§ **Source data**:
-- -- --
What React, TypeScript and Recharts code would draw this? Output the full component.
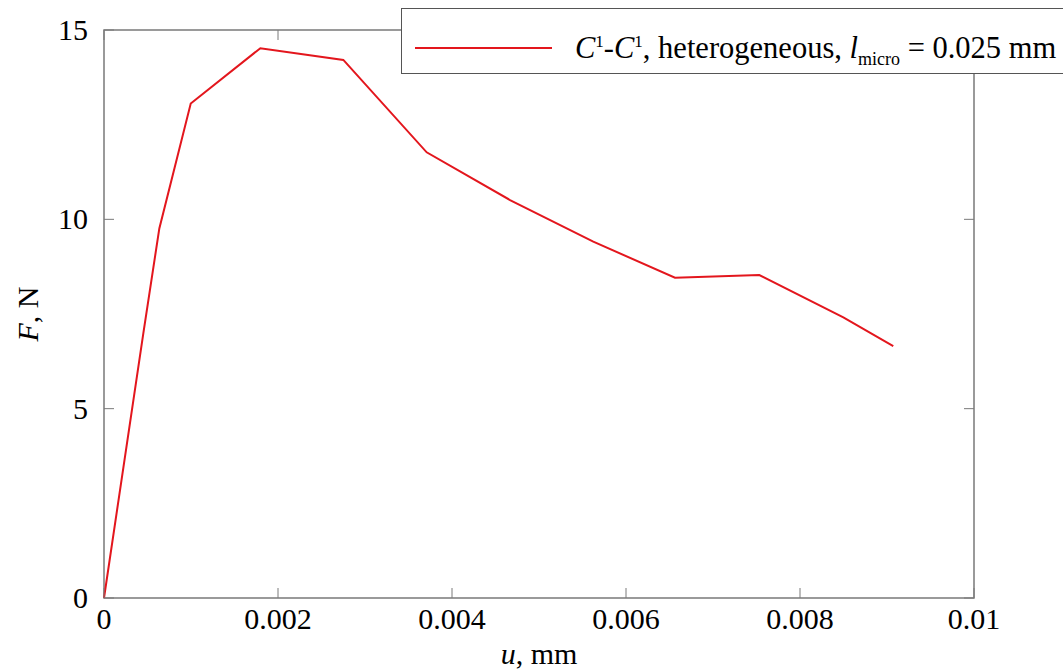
-- -- --
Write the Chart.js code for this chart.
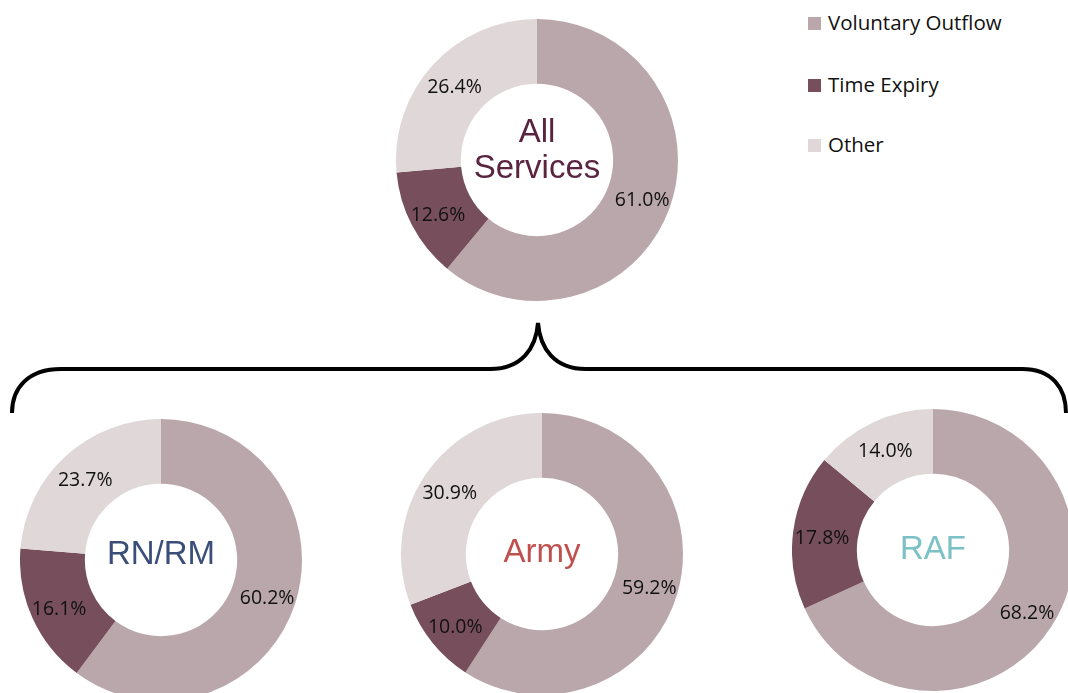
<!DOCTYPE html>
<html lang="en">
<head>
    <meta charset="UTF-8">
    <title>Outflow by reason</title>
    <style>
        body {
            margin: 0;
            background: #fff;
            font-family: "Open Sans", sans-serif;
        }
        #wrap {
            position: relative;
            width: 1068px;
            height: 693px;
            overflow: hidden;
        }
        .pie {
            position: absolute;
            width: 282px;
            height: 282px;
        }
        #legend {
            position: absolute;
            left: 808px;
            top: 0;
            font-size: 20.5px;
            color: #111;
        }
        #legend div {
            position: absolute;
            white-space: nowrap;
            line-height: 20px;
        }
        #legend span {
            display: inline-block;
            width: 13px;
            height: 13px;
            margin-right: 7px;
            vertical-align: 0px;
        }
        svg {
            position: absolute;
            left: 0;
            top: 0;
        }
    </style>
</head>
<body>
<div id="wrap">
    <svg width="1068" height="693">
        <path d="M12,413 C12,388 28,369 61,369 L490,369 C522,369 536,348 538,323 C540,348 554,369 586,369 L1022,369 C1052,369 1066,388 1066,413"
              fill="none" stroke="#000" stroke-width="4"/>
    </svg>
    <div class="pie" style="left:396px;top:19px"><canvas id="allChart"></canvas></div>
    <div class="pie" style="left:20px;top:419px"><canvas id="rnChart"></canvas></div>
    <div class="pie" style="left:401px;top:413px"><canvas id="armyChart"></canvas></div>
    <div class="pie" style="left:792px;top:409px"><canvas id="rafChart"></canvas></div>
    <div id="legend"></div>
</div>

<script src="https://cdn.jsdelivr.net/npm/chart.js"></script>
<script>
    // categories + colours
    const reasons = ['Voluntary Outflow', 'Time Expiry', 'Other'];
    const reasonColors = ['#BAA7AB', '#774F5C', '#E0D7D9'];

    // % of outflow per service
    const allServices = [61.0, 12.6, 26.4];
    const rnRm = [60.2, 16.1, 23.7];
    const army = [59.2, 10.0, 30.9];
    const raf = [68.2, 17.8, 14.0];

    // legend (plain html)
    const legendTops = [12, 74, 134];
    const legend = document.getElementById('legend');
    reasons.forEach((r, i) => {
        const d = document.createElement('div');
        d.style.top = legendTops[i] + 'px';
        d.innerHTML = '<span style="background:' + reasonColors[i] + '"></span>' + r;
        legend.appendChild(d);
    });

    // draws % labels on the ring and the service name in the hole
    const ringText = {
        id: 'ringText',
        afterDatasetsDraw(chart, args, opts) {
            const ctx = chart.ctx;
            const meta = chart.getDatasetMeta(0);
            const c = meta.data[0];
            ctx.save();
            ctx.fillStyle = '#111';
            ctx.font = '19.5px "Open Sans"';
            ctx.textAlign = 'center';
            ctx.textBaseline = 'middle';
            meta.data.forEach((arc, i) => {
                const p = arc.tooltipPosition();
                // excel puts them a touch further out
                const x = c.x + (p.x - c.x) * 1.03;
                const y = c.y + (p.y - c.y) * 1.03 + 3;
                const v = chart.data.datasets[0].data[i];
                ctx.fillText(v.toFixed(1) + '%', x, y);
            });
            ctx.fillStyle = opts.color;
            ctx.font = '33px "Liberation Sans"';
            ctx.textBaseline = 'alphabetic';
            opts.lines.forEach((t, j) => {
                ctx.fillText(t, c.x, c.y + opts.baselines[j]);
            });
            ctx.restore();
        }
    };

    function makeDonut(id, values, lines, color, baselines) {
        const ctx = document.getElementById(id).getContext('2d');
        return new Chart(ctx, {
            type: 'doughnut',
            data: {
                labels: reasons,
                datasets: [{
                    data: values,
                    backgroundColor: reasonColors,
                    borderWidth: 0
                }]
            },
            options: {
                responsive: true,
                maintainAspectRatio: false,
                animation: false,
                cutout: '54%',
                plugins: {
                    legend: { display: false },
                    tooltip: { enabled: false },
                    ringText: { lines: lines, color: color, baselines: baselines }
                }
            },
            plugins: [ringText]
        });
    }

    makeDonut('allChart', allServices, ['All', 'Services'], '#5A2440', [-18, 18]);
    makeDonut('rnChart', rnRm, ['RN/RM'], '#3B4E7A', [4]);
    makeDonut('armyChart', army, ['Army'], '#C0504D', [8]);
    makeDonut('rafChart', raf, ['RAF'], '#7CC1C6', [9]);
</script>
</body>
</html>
-- -- --
§ **Objective**:
Find the word "this" and list each line it appears in.

§ **Output of the task**:
What React, TypeScript and Recharts code would draw this? Output the full component.
Write the Chart.js code for this chart.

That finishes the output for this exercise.